[DATA TO USE]
►

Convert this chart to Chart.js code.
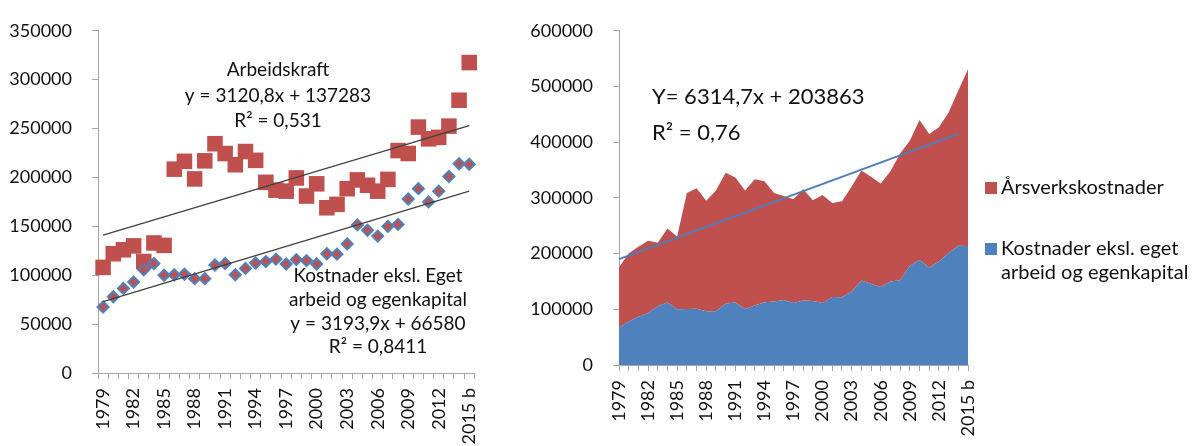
<!DOCTYPE html>
<html>
<head>
<meta charset="utf-8">
<script src="https://cdn.jsdelivr.net/npm/chart.js@4.4.1/dist/chart.umd.min.js"></script>
<style>
  html, body { margin: 0; padding: 0; background: #fff; }
  body { width: 1198px; height: 446px; position: relative; overflow: hidden; }
  #leftBox { position: absolute; left: 0; top: 0; width: 500px; height: 446px; }
  #rightBox { position: absolute; left: 520px; top: 0; width: 678px; height: 446px; }
</style>
</head>
<body>
<div id="leftBox"><canvas id="leftChart"></canvas></div>
<div id="rightBox"><canvas id="rightChart"></canvas></div>
<script>
// data
const years = ['1979','1980','1981','1982','1983','1984','1985','1986','1987','1988',
  '1989','1990','1991','1992','1993','1994','1995','1996','1997','1998','1999','2000',
  '2001','2002','2003','2004','2005','2006','2007','2008','2009','2010','2011','2012',
  '2013','2014','2015 b'];

const arbeidskraft = [108000, 122000, 126000, 130000, 114000, 133000, 130500, 208500, 216500, 198500,
  217000, 234500, 224500, 213000, 226500, 217500, 195000, 187000, 186000, 199500,
  181000, 193500, 169000, 172500, 188500, 197500, 192000, 186000, 198000, 227500,
  224500, 251500, 239500, 241000, 252500, 279000, 317500];

const kostnader = [67500, 78000, 86500, 93000, 105500, 112000, 100000, 100500, 101000, 96500,
  96500, 110500, 112000, 100500, 107000, 112500, 114000, 116500, 111500, 116000,
  115000, 111500, 122000, 121500, 132000, 151500, 146000, 140000, 150000, 152000,
  178000, 188500, 175000, 186000, 201000, 214000, 213500];

// trend line end points
const trendArbeidYears = ['1979', '2015 b'];
const trendArbeidValues = [141000, 253000];
const trendKostYears = ['1979', '2015 b'];
const trendKostValues = [73000, 186000];
const trendTotalYears = ['1979', '2014'];
const trendTotalValues = [190000, 415000];

const leftYTicks = [0, 50000, 100000, 150000, 200000, 250000, 300000, 350000];
const rightYTicks = [0, 100000, 200000, 300000, 400000, 500000, 600000];

const RED = '#C0504D';
const BLUE = '#4F81BD';
const AXIS = '#A6A6A6';

Chart.defaults.font.family = 'Lato';
Chart.defaults.font.size = 18;
Chart.defaults.color = '#111';

// text blocks (trend equations, legend) drawn on the canvas
const textPlugin = {
  id: 'texts',
  afterDraw(chart, args, opts) {
    const ctx = chart.ctx;
    ctx.save();
    (opts.items || []).forEach(it => {
      ctx.font = it.size + 'px Lato';
      ctx.fillStyle = '#111';
      ctx.textAlign = it.align || 'center';
      ctx.textBaseline = 'middle';
      it.lines.forEach((line, i) => ctx.fillText(line, it.x, it.y + i * it.gap));
    });
    (opts.legend || []).forEach(lg => {
      const ds = chart.data.datasets[lg.dataset];
      ctx.fillStyle = ds.backgroundColor;
      ctx.fillRect(lg.x, lg.y - 6, 12, 12);
      ctx.fillStyle = '#111';
      ctx.font = lg.size + 'px Lato';
      ctx.textAlign = 'left';
      ctx.textBaseline = 'middle';
      lg.lines.forEach((line, i) => ctx.fillText(line, lg.x + 16, lg.y + i * lg.gap));
    });
    ctx.restore();
  }
};

function fixWidth(w) { return s => { s.width = w; }; }
function fixHeight(h) { return s => { s.height = h; }; }
function setTicks(list) { return s => { s.ticks = list.map(v => ({ value: v })); }; }

function everyThird(val, i) { return i % 3 === 0 ? this.getLabelForValue(val) : ''; }
function plainNumber(v) { return String(v); }

// left chart: markers + trend lines
new Chart(document.getElementById('leftChart'), {
  type: 'line',
  data: {
    labels: years,
    datasets: [
      { label: 'Trend arbeidskraft', data: trendArbeidYears.map((x, i) => ({ x, y: trendArbeidValues[i] })),
        borderColor: '#404040', borderWidth: 1.2, pointRadius: 0, order: 0 },
      { label: 'Trend kostnader', data: trendKostYears.map((x, i) => ({ x, y: trendKostValues[i] })),
        borderColor: '#404040', borderWidth: 1.2, pointRadius: 0, order: 0 },
      { label: 'Kostnader eksl. Eget arbeid og egenkapital', data: kostnader, showLine: false,
        pointStyle: 'rectRot', pointRadius: 5.5, pointBackgroundColor: RED,
        pointBorderColor: BLUE, pointBorderWidth: 2, clip: false, order: 1 },
      { label: 'Arbeidskraft', data: arbeidskraft, showLine: false,
        pointStyle: 'rect', pointRadius: 11, pointBackgroundColor: RED,
        pointBorderColor: RED, pointBorderWidth: 0, clip: false, order: 2 }
    ]
  },
  options: {
    responsive: true,
    maintainAspectRatio: false,
    animation: false,
    layout: { padding: { top: 19, right: 8, left: 0, bottom: 0 } },
    plugins: {
      legend: { display: false },
      tooltip: { enabled: false },
      texts: {
        items: [
          { x: 278, y: 70, gap: 25.5, size: 19, lines: ['Arbeidskraft', 'y = 3120,8x + 137283', 'R² = 0,531'] },
          { x: 378, y: 276, gap: 23.7, size: 19, lines: ['Kostnader eksl. Eget', 'arbeid og egenkapital', 'y = 3193,9x + 66580', 'R² = 0,8411'] }
        ]
      }
    },
    scales: {
      x: {
        offset: true,
        grid: { offset: true, drawOnChartArea: false, tickLength: 6, color: AXIS },
        border: { color: AXIS },
        ticks: { autoSkip: false, maxRotation: 90, minRotation: 90, padding: 9, callback: everyThird },
        afterFit: fixHeight(73)
      },
      y: {
        min: 0, max: 350000,
        grid: { drawOnChartArea: false, tickLength: 6, color: AXIS },
        border: { color: AXIS },
        ticks: { padding: 20, callback: plainNumber },
        afterBuildTicks: setTicks(leftYTicks),
        afterFit: fixWidth(98)
      }
    }
  },
  plugins: [textPlugin]
});

// right chart: stacked areas + trend line
new Chart(document.getElementById('rightChart'), {
  type: 'line',
  data: {
    labels: years,
    datasets: [
      { label: 'Kostnader eksl. eget arbeid og egenkapital', data: kostnader,
        backgroundColor: BLUE, borderWidth: 0, pointRadius: 0, fill: 'origin', stack: 'area' },
      { label: 'Årsverkskostnader', data: arbeidskraft,
        backgroundColor: RED, borderWidth: 0, pointRadius: 0, fill: '-1', stack: 'area' },
      { label: 'Trend', data: trendTotalYears.map((x, i) => ({ x, y: trendTotalValues[i] })),
        borderColor: '#4A7EBB', borderWidth: 2, pointRadius: 0, fill: false, stack: 'trend', order: -1 }
    ]
  },
  options: {
    responsive: true,
    maintainAspectRatio: false,
    animation: false,
    layout: { padding: { top: 23, right: 230, left: 0, bottom: 0 } },
    plugins: {
      legend: { display: false },
      tooltip: { enabled: false },
      texts: {
        items: [
          { x: 132, y: 97, gap: 36, size: 22, align: 'left', lines: ['Y= 6314,7x + 203863', 'R² = 0,76'] }
        ],
        legend: [
          { dataset: 1, x: 465, y: 188, gap: 24, size: 20, lines: ['Årsverkskostnader'] },
          { dataset: 0, x: 465, y: 249, gap: 24, size: 20, lines: ['Kostnader eksl. eget', 'arbeid og egenkapital'] }
        ]
      }
    },
    scales: {
      x: {
        offset: false,
        grid: { offset: false, drawOnChartArea: false, tickLength: 6, color: AXIS },
        border: { color: AXIS },
        ticks: { autoSkip: false, maxRotation: 90, minRotation: 90, padding: 9, callback: everyThird },
        afterFit: fixHeight(81)
      },
      y: {
        stacked: true,
        min: 0, max: 600000,
        grid: { drawOnChartArea: false, tickLength: 6, color: AXIS },
        border: { color: AXIS },
        ticks: { padding: 20, callback: plainNumber },
        afterBuildTicks: setTicks(rightYTicks),
        afterFit: fixWidth(99)
      }
    }
  },
  plugins: [textPlugin]
});
</script>
</body>
</html>
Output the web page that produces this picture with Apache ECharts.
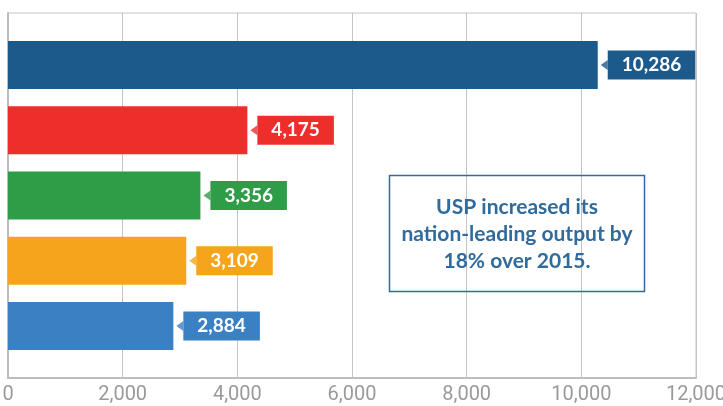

◄

[GOAL OF THE EXERCISE]
From the entries, copy out each line containing the word "this".

[TASK RESULT]
Convert this chart to Chart.js code.
function everyThird(val, i) { return i % 3 === 0 ? this.getLabelForValue(val) : ''; }
Output the web page that produces this picture with Apache ECharts.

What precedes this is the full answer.